国立能楽堂の稽古会

昨日は国立能楽堂主催の稽古会に参加して参りました。

国立能楽堂で三役(囃子方、ワキ方、狂言方)の研修生として修行している若手のための稽古会で、私は能「小鍛冶」の地謡としての助演で舞台に出たのです。

.

稽古会なので非公開なのですが、見所にはちゃんと人がいます。

.

研修生はもちろんですが、それ以外に昨日の稽古会の出演者である観世流や金春流の能楽師、また三役それぞれの講師の先生方、さらには家元クラスの偉い先生も何人も見ておられるのです。

.

.

このような舞台には独特の緊迫感があります。

若手研修生に宝生流を正しく知ってもらう、という目的以外に、他の流儀との「立ち会い」、つまり芸の競い合いという要素も確かにある気がするのです。

.

能「小鍛冶」が始まって舞台に出ると、直前の舞囃子「桜川」を終えた観世流の面々が見所に見えます。
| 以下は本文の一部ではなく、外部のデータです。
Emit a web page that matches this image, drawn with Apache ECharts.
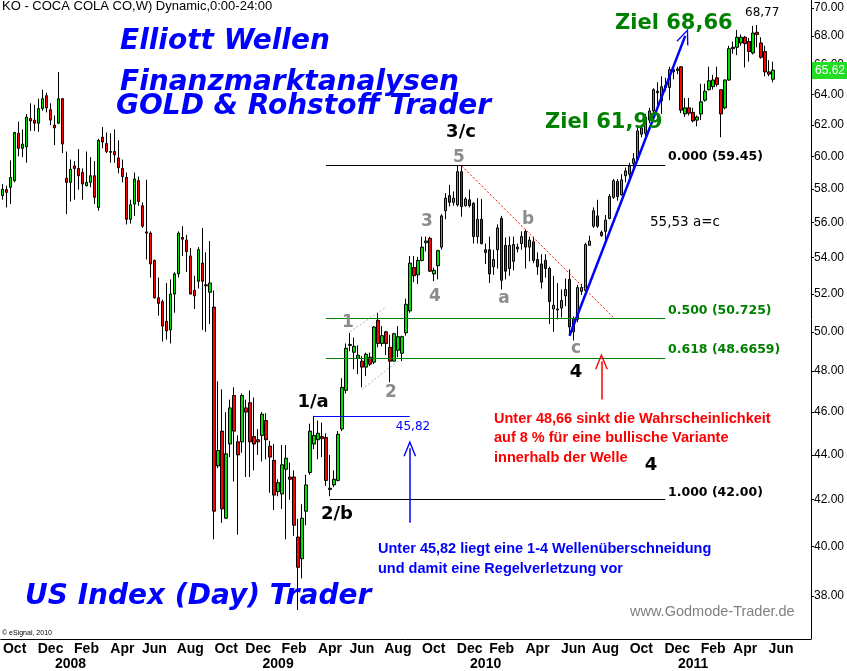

また私も先程までその「桜川」の謡をじっくりと聞いておりました。

.

見所で見ている研修生の皆さんや先生方に、宝生流として恥ずかしくない謡をしっかり聞いていただけるように、普段同様に、またそれ以上に気合いを入れて「小鍛冶」を謡わせていただきました。

.

日曜日までの舞台の鈍い疲れは、むしろ思い切り謡うことで吹き飛んだ気がして、「稲荷の峯にぞ 帰りける」と謡い終えたときには不思議にすっきりした心地になりました。

.

.

このように独特な緊張感のある舞台はまた、私自身大変勉強になりました。

昨日舞台を共にした研修生の皆さんと、いつか五雲会などの舞台で共演出来るのを楽しみにしております。